Bu bağlamda Artun’un çalışmasında dönem olarak 1850- 1950 arasını seçmesi memleketin sanatta modernleşme çabalarını okuyabilmek ve adlandırabilmek için çok önemlidir. Artun, 1850’de Paris’e ilk giden Şeker Ahmet ve son öğrencilerden Hüseyin Gezer arasında kesintisiz bir bağlantı kurar. İki ressam da Batı’ya aynı beklenti, arzu ve hayranlıkla giderler. Orada aldıkları akademik eğitimi kenti tuallerine yansıtmaya çalışırlar. Elbette bu durum sadece sanatsal pratiğe bağlı kalmaz; uygarlaşma tüm toplumu kapsayan bir misyondur. Dolayısıyla daha sonra burada açılan okullarda modernlik deneyimleri sonraki kuşaklara aktarılır. Bu deneyimle birlikte resimde Türk kübizmi, Türk empresyonizmi aranmaya başlanmıştır. Artun, II. Dünya Savaşı sonrasında 1950’li yıllarda artık devletin sanatçılardan uygarlık misyonu beklenmediğini belirtir. Bu dönemle birlikte sanatçılar kendi rızalarıyla Paris’e gitmeye devam etmiş yine kendi rızalarıyla orada kalmaya başlamışlardır. Ali Artun gibi sanat tarihçileri sanatta Türkiye modernleşmesinin başlamasını da bu tarihe bağlarlar; sanat artık kurumların, okulların himayesinden çıkmış, sokağa taşmıştır.

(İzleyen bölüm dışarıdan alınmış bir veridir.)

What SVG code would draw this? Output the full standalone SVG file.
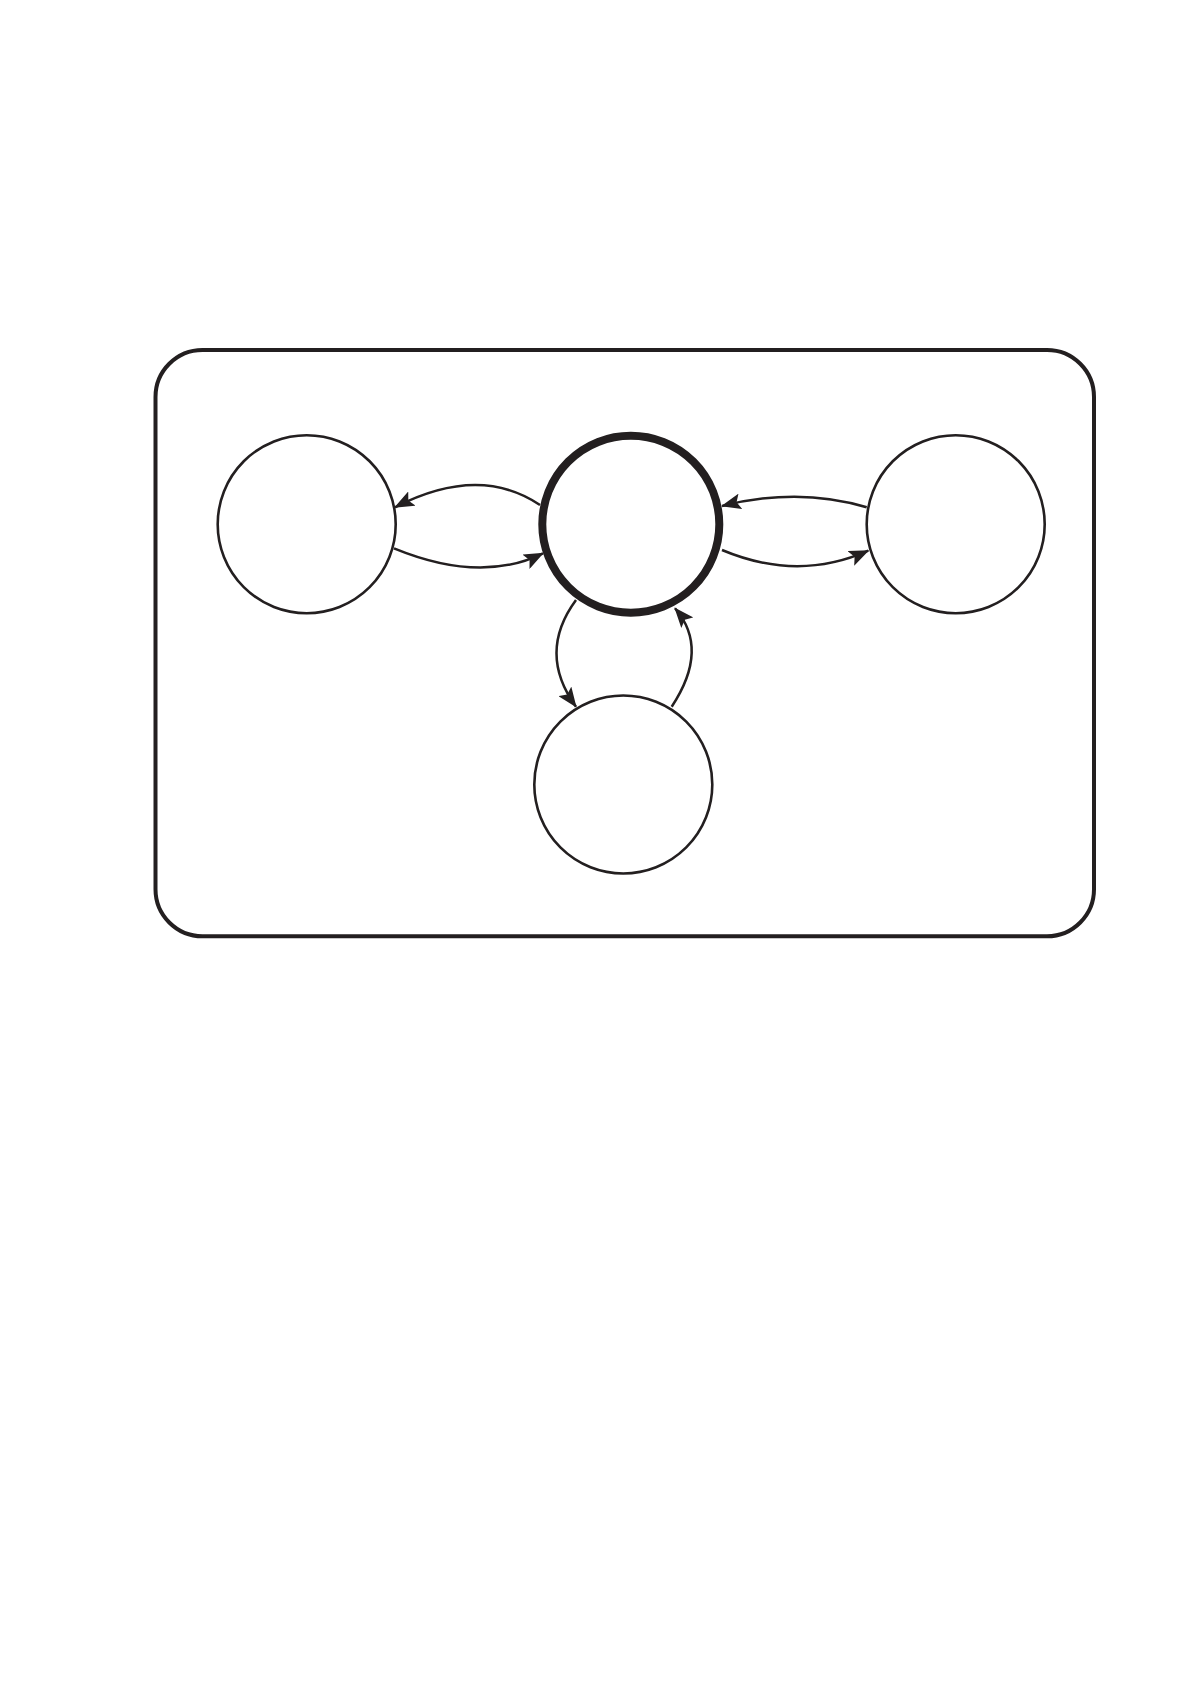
<svg xmlns="http://www.w3.org/2000/svg" width="1190" height="1684" viewBox="0 0 1190 1684">
  <style>
    .frame { fill: none; stroke: #231f20; stroke-width: 4; }
    .node { fill: #ffffff; stroke: #231f20; stroke-width: 2.6; }
    .main { fill: #ffffff; stroke: #231f20; stroke-width: 8; }
    .edge { fill: none; stroke: #231f20; stroke-width: 2.5; marker-end: url(#arrow); }
  </style>
  <defs>
    <marker id="arrow" viewBox="0 0 20 16" refX="19" refY="8" markerWidth="20" markerHeight="16" markerUnits="userSpaceOnUse" orient="auto">
      <path d="M0,0 L20,8 L0,16 L4,8 z" fill="#231f20"/>
    </marker>
  </defs>
  <rect width="1190" height="1684" fill="#ffffff"/>
  <rect id="frame" class="frame" x="155.5" y="350" width="938.5" height="586.3" rx="47" ry="47"/>
  <g id="connectors">
    <path class="edge" d="M540,505 Q479,464 395,507.3"/>
    <path class="edge" d="M394,548.3 Q481,584 543,553.3"/>
    <path class="edge" d="M866.7,507.3 Q799,486.7 722,506"/>
    <path class="edge" d="M722,550 Q798,582 868.3,550.7"/>
    <path class="edge" d="M576,600 Q537,653 576,706.7"/>
    <path class="edge" d="M671.7,706.7 Q710,649 675,608.3"/>
  </g>
  <g id="node-left"><circle class="node" cx="306.7" cy="524.2" r="89"/></g>
  <g id="node-center"><circle class="main" cx="630.8" cy="524.2" r="88.5"/></g>
  <g id="node-right"><circle class="node" cx="955.7" cy="524.2" r="89"/></g>
  <g id="node-bottom"><circle class="node" cx="623.3" cy="784.5" r="89"/></g>
</svg>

Bu topraklardaki 100 yılı aşkın bir süredir devam eden modernleşme çabaları, deneyimleri sıcak bir tartışma konusu olarak hep gündemde kaldı. Tarihsel, siyasi ve kültürel olarak farklı dönemlerde akademik olarak incelendi, incelenmeye de devam ediyor. Deniz Artun, bu hikâyeyi Paris’e giden ilk ressamlar ve dönemin sanat okulları üzerinden okumayı tercih etmiş. Böyle bir tarihsel okuma da sanat tarihimize yönelik birçok ezberi bozduğunu söyleyebiliriz. Artun, sanat tarihinde birçok kalıcı bilginin varsayımlara ve öngörülere dayandığını belirtiyor. Bununla beraber, yazar sanat tarihinde yerleşik olarak kalan “ilk” vurgusunun da büyük anlatıyı kapsadığını ve birçok detayın gözden kaçırılmasına neden olduğunu vurgulamakta. Şemalara, katı kronolojiye bağlı kalan bir tarih yazımı da “insani” olanı kaçırmaktadır. Julian Akademesi’nde dünyanın her yerinden gelen öğrencilerin birbiriyle karşılaşmaları, etkilenmeleri de modernlik tecrübesi bağlamında çok önemli bir yerde durmaktadır. Dolayısıyla Artun’a göre Türkiye’de sanat tarihine ya da deneyimlerine yönelik kırılmaları ve arayışları anlayabilmek için Julian Akademisi’nin arşivleri önemli bir tarihsel perspektif sunmaktadır. “Özellikle Paris’i Julian atölyelerinin pencerelerinden resmeden Osmanlı İmparatorluğu ve Türkiye Cumhuriyeti öğrencileri için bu akademi, yalnızca yüz yıl boyunca bağlı kaldığı akademizmin şanlı yıllarında değil, reddettiği empresyonizm ya da kübizm sırasında da hep bir referans noktasıdır”.
Paris’ten Modernlik Tercümeleri, memleket modernleşme hikâyesini farklı bir yerden okumaya çalışıyor. Uygarlaşma misyonuna yenik düşen sanatsal özgünlüğü, yerli ve milli kübist, empresyonizm yaratma çabalarını, geç kalınmış bir modernliği nefes nefese yetişme çabasını ressamların deneyimlerini üzerinden aktarıyor. Artun’un titizlikle yaptığı arşiv taraması da sanat tarihine yönelik yeni bakış açıları ve arayışları sunuyor.